You may have noticed the strange character `\n` we introcuced in the writting function as part of the string. The character `\` is an escapement character, meaning that the following character must be treated in a speacial way. In this case, for example, the string `\n` indicates the beginning of a new line. Another example is `\t` which will be interpreted as a TAB space.

Or for example, imagine we would like to write a double or single quote `"` or `'` to the file. How could we do this? Since they are the string delimiters in Python we will find it to be impossible. Try it. For this, we have the special characters `\"` and `\'` respectively!

Once again, after having edited the file, we want to save the changes to let other programmes access its contents. To do so, we must use the `.close()` function.


#### Notes on Relative and Absolute Paths
As we said, the result of this operation will be the creation of the file in the same directory (**directory==folder**) as the Jupyter Notebook is saved. But, is it possible to create files in other locations? Absolutely! 

For that instead of just introducing the name of the file in `open()` as `"File.txt"` we will need to introduce the details of the **path** to the directory we want it to be saved. The path is the location of a file or directory in the tree of directories of the persistent memory of the computer. We can provide it in two ways. A **relative path** is a path given from the point the Python interpreter is being executed and on (in our case, from the directory of the Jupyter Notebook and down there). For instance, imagine you have the following tree of directories under the folder where this Jupyter Notebook called `Lecture_05.ipynb` is:

Then, if we want to save the text in the folder "Save_the_text_here_Folder" under the folder "Folder_1" which is insider the "Python_Course" folder where this notebook is, you will do:

`open("Folder_1/Save_the_texts_here_Folder/File.txt", "w")`

This path `"Folder_1/Save_the_texts_here_Folder/File.txt"` is a so called **relative path**.

If instead you want to save things anywhere in the directory structure, we will need to write the full path from the beginning of the tree of folders, for example something like `"/home/xabier/Documents/UAB/My_texts/File.txt"`. This is called an **absolute path**, since there is no doubt where I am trying to save it. That is, even if I move the Jupyter Notebook to other places in memory, the text file will always be created in the same place! 

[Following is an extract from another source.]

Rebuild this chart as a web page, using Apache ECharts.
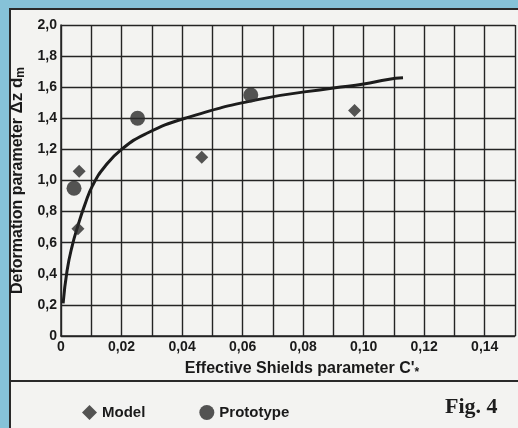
<!DOCTYPE html>
<html><head><meta charset="utf-8">
<script src="https://cdn.jsdelivr.net/npm/echarts@6/dist/echarts.min.js"></script>
<style>html,body{margin:0;padding:0;background:#86c2d8;}#c{width:518px;height:428px;}</style>
</head><body><div id="c"></div>
<script>
// Data
const modelData = [[0.0056, 0.69], [0.006, 1.06], [0.0465, 1.15], [0.097, 1.45]];
const prototypeData = [[0.0043, 0.95], [0.0253, 1.40], [0.0627, 1.55]];
const curveData = [[0.0007, 0.21], [0.002, 0.42], [0.0037, 0.58], [0.0056, 0.71], [0.0078, 0.84], [0.0105, 0.97], [0.0145, 1.09], [0.020, 1.20], [0.028, 1.30], [0.041, 1.40], [0.065, 1.52], [0.090, 1.595], [0.100, 1.62], [0.108, 1.65], [0.113, 1.66]];
const xTickLabels = ['0', '0,02', '0,04', '0,06', '0,08', '0,10', '0,12', '0,14'];
const yTickLabels = ['0', '0,2', '0,4', '0,6', '0,8', '1,0', '1,2', '1,4', '1,6', '1,8', '2,0'];

const chart = echarts.init(document.getElementById('c'));
const ink = '#242424';
const txt = '#1a1a1a';
const font = 'Liberation Sans, Arial, sans-serif';
chart.setOption({
  backgroundColor: '#86c2d8',
  animation: false,
  graphic: [
    { type: 'rect', z: -10, shape: { x: 10, y: 9, width: 520, height: 430 }, style: { fill: '#f3f3f1', stroke: '#2a2a2a', lineWidth: 2 } },
    { type: 'line', z: -9, shape: { x1: 10, y1: 381, x2: 518, y2: 381 }, style: { stroke: '#2a2a2a', lineWidth: 2 } },
    { type: 'text', left: 445, top: 396, style: { text: 'Fig. 4', font: 'bold 22px "Liberation Serif", "Times New Roman", serif', fill: '#1e1e1e' } }
  ],
  grid: { left: 61, right: 2, top: 25, bottom: 92, containLabel: false },
  legend: {
    left: 77, top: 400, itemGap: 54, itemWidth: 15, itemHeight: 15,
    textStyle: { fontFamily: font, fontWeight: 'bold', fontSize: 15, color: txt },
    data: [{ name: 'Model', icon: 'diamond' }, { name: 'Prototype', icon: 'circle' }]
  },
  xAxis: {
    type: 'value', min: 0, max: 0.15, interval: 0.01,
    name: "Effective Shields parameter {b|C'}{s|*}",
    nameLocation: 'middle', nameGap: 22,
    nameTextStyle: { fontFamily: font, fontWeight: 'bold', fontSize: 16, color: txt, padding: [0, 0, 0, 28],
      rich: { b: { fontFamily: font, fontWeight: 'bold', fontSize: 16, color: txt }, s: { fontFamily: font, fontWeight: 'bold', fontSize: 12, color: txt, padding: [9, 0, 0, 0] } } },
    axisLine: { show: true, lineStyle: { color: ink, width: 1.5 } },
    axisTick: { show: false },
    splitLine: { show: true, lineStyle: { color: ink, width: 1.4 } },
    axisLabel: {
      margin: 4, fontFamily: font, fontWeight: 'bold', fontSize: 14, color: txt,
      formatter: function (v) { const i = Math.round(v * 100); return i % 2 ? '' : xTickLabels[i / 2]; }
    }
  },
  yAxis: {
    type: 'value', min: 0, max: 2.0, interval: 0.2,
    name: 'Deformation parameter {d|\u0394z d}{s|m}',
    nameLocation: 'middle', nameGap: 26, nameRotate: 90,
    nameTextStyle: { fontFamily: font, fontWeight: 'bold', fontSize: 16, color: txt,
      rich: { d: { fontFamily: font, fontWeight: 'bold', fontSize: 17, color: txt }, s: { fontFamily: font, fontWeight: 'bold', fontSize: 12, color: txt, padding: [7, 0, 0, 0] } } },
    axisLine: { show: true, lineStyle: { color: ink, width: 1.5 } },
    axisTick: { show: false },
    splitLine: { show: true, lineStyle: { color: ink, width: 1.4 } },
    axisLabel: {
      margin: 4, fontFamily: font, fontWeight: 'bold', fontSize: 14, color: txt,
      formatter: function (v) { return yTickLabels[Math.round(v * 5)]; }
    }
  },
  series: [
    { name: 'Curve', type: 'line', data: curveData, smooth: 0.5, showSymbol: false, lineStyle: { color: '#1c1c1c', width: 3 }, z: 3, silent: true },
    { name: 'Model', type: 'scatter', data: modelData, symbol: 'diamond', symbolSize: 13, itemStyle: { color: '#2a2a2a' }, z: 4 },
    { name: 'Prototype', type: 'scatter', data: prototypeData, symbol: 'circle', symbolSize: 15, itemStyle: { color: '#2a2a2a' }, z: 4 }
  ]
});
</script></body></html>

Ofcourse, this will work if those folders like `"Folder_1"` or `"Documents"` etc. already exist! Make sure they do. We will see in a moment how to create new directories using Python.

##### Important note for Windows vs Linux/MacOS users
In Linux and MacOS, the directory structure always starts in a `"/"` and the next subfolders are indicated with a bar `"/"`, like `"/home/navau/Documents/UAB/My_texts/File.txt"`. However, in Windows directory trees always start in the drive in which data is saved, typically `"C:\` and the separation between subdirectories is specified with an inverse bar `"\"`. For example `"C:\Users\navau\Documents\UAB\My_texts\File.txt"`.

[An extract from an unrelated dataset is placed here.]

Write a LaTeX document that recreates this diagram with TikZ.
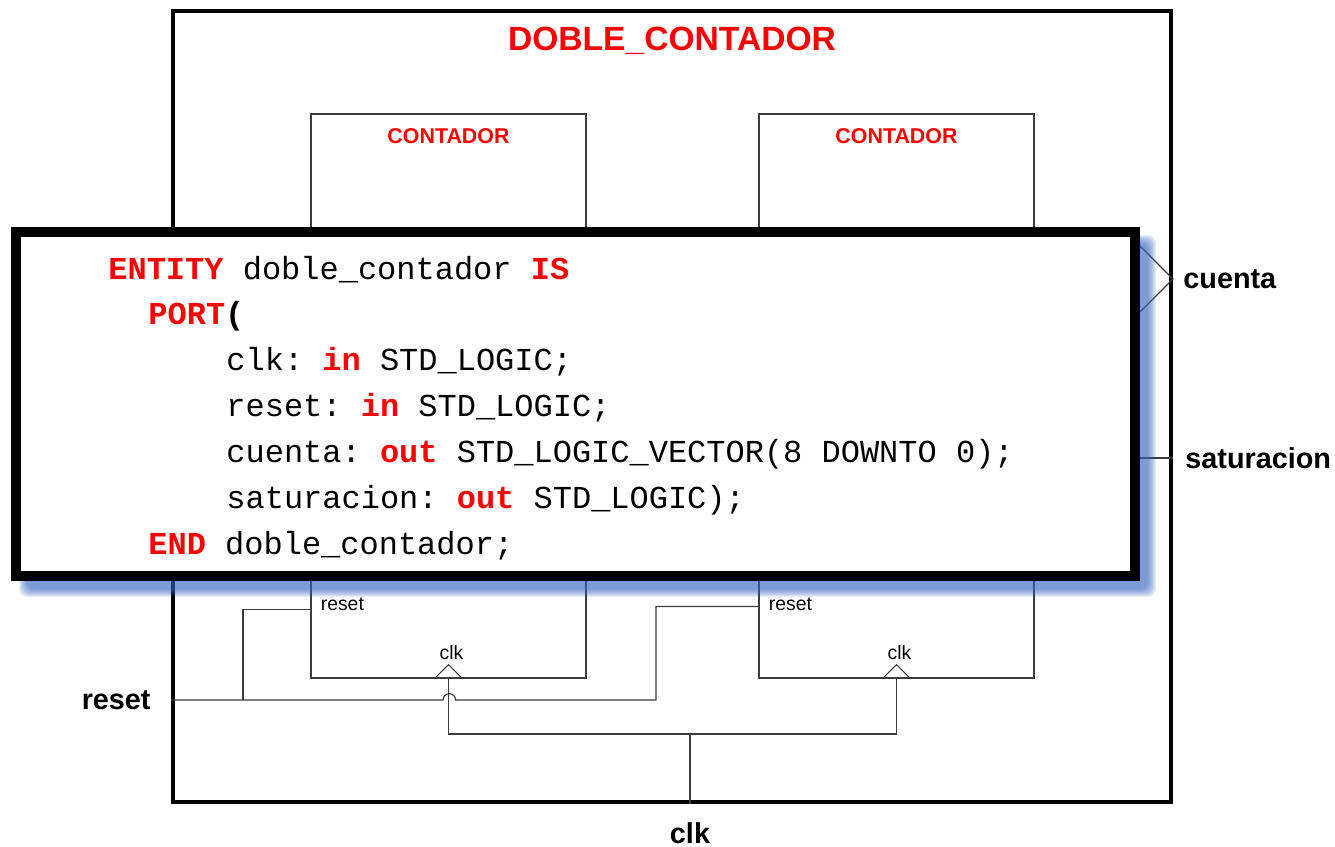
\documentclass[tikz,border=0pt]{standalone}
\usepackage{fontspec}
\setmainfont{Liberation Sans}
\setmonofont{Liberation Mono}
\usetikzlibrary{positioning,calc,fit}
\definecolor{shadowblue}{RGB}{55,101,193}
\definecolor{wiregray}{RGB}{60,60,60}
\newcommand{\kw}[1]{\textcolor{red}{\bfseries #1}}

\begin{document}
\begin{tikzpicture}[x=0.5pt,y=-0.5pt,
  wire/.style={draw=wiregray,line width=0.6pt},
  cnt/.style={draw=wiregray,line width=0.6pt,minimum width=137.5pt,minimum height=282pt,inner sep=0},
  cntlbl/.style={text=red,font=\bfseries\fontsize{10.7}{12}\selectfont,inner sep=0},
  pinlbl/.style={font=\fontsize{9.7}{11}\selectfont,inner sep=0},
  port/.style={font=\bfseries\fontsize{14.4}{16}\selectfont,inner sep=0},
  codeline/.style={anchor=base west,inner sep=0,font=\ttfamily\fontsize{16}{18}\selectfont}]
\useasboundingbox (0,0) rectangle (1335,847);

% entity box
\node[draw,line width=2pt,minimum width=499pt,minimum height=395.5pt,inner sep=0] (top) at (672,406.5) {};
\node[text=red,font=\bfseries\fontsize{16.8}{20}\selectfont,inner sep=0] (title) at (672,41) {DOBLE\_CONTADOR};

% the two counters
\node[cnt] (cntA) at (448.5,396) {};
\node[cnt] (cntB) at (896.5,396) {};
\foreach \c in {cntA,cntB}{
  \node[cntlbl] at ($(\c.north)+(0,23)$) {CONTADOR};
  \node[pinlbl,anchor=west] at ($(\c.north west)+(10,491)$) {reset};
  \node[pinlbl] at ($(\c.south)+(3,-26)$) {clk};
  \draw[wire] ($(\c.south)+(-14,0)$) -- ($(\c.south)+(0,-14)$) -- ($(\c.south)+(14,0)$);
}

% ports
\coordinate (rstA) at ($(cntA.north west)+(0,496)$);
\coordinate (rstB) at ($(cntB.north west)+(0,493)$);
\coordinate (rstin) at (top.west |- 0,700);
\coordinate (rstfork) at (243,700);
\coordinate (hop) at (443,700);
\coordinate (clkin) at (top.south -| 690,0);
\coordinate (clkfork) at (690,734);
\coordinate (cuentaout) at (top.east |- 0,279);
\coordinate (satout) at (top.east |- 0,458);

% reset net
\draw[wire] (rstin) -- (hop) arc[start angle=180,end angle=0,radius=3.15pt] -- (656,700) |- (rstB);
\draw[wire] (rstfork) |- (rstA);
% clk net
\draw[wire] (clkin) -- (clkfork);
\draw[wire] (cntA.south) |- (clkfork) -| (cntB.south);
% outputs
\draw[wire] ($(cuentaout)+(-40,-40)$) -- (cuentaout) -- ($(cuentaout)+(-40,40)$);
\draw[wire] ($(satout)+(-40,0)$) -- (satout);

\node[port,left=10pt of rstin] {reset};
\node[port,below=9pt of clkin] {clk};
\node[port,right=5pt of cuentaout] {cuenta};
\node[port,right=6pt of satout] {saturacion};

% code box with blurred shadow
\coordinate (codeNW) at (16,232);
\coordinate (codeSE) at (1135,576);
\foreach \r in {0,...,8}
  \fill[shadowblue,opacity=.11,rounded corners=4pt] ($(codeNW)+(11-\r,11-\r)$) rectangle ($(codeSE)+(13+\r,13+\r)$);
\node[draw,line width=5pt,fill=white,inner sep=0,fit=(codeNW)(codeSE)] (code) {};

\node[codeline] (lnA) at (108,279) {\kw{ENTITY} doble\_contador \kw{IS}};
\node[codeline] (lnB) at (148,324) {\kw{PORT}\textbf{(}};
\node[codeline] (lnC) at (226,370) {clk: \kw{in} STD\_LOGIC;};
\node[codeline] (lnD) at (226,416) {reset: \kw{in} STD\_LOGIC;};
\node[codeline] (lnE) at (226,462) {cuenta: \kw{out} STD\_LOGIC\_VECTOR(8 DOWNTO 0);};
\node[codeline] (lnF) at (226,508) {saturacion: \kw{out} STD\_LOGIC);};
\node[codeline] (lnG) at (148,554) {\kw{END} doble\_contador;};
\end{tikzpicture}
\end{document}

##### Comment on File names
If you really are into jumping from the naive user-side to a more advanced-computer user-side, you should **end** today **naming files** with **spaces** and strange characters! This is because many interpreters (not the case of Python, but you will save problems in the future) interpret the space as a finish mark and will stop reading the name of the file at that point. That is, avoid naming files as `"¡My first text file is sugoi!.txt"` and instead name it `"My_first_text_file_is_sugoi.txt"` or something of the like.

##### Comment on Buffers
In reality, when you tell the file handle `.write("this or that")`, the text is not immediately saved in the text file in the memory of the computer. This is because these tasks are managed by the operative system, and if we keep interrupting its activity constantly by telling it to write little messages to memory the task could get very inefficient. Instead, the text is first accumulated in a temporary so called **buffer** by Python (in the RAM), until this text buffer is full and then the whole chunk of information to be saved is given as a whole to the operating system, who will now take care to write the text as soon as possible to disk. Note that in fact, the operating system will take that text and actually save it in yet another buffer, until it finds the moment to save stuff to disk. When you call `.close()` not only the file stops to be opened by python and lets other programs open it safely, but all the buffers are flushed and you can be sure the text is now really saved in disk. 

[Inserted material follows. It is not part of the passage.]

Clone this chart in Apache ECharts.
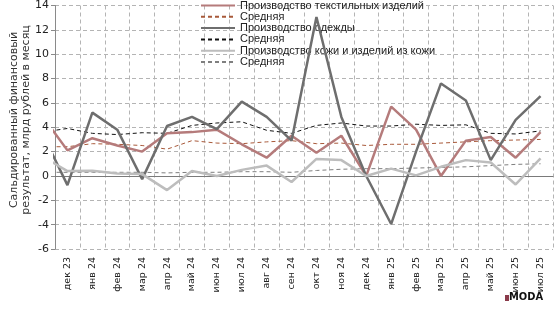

Of course, it could happen that if the computer suddenly shuts down while `close` has still not been called, the data written with `write` is lost forever (because it was still on an intermediate buffer). To avoid it and explicitly force python to send the buffer as it is to the operative system, you can use `filehandle.flush()`. In addition, you could actually force the operative system to write to disk using `os.fsync()`, a function from the `os` library, which you can import with `import os`. Yet, normally you need not force the operative system to do so, it is fast enough for general use-cases.

### (c) Read

As we had the function `.write()` we also have the instruction `.read()`, which if the file is opened in read mode `r`, allows us to read the content of a file (remember the encoding argument in case the read text looks non-sense). 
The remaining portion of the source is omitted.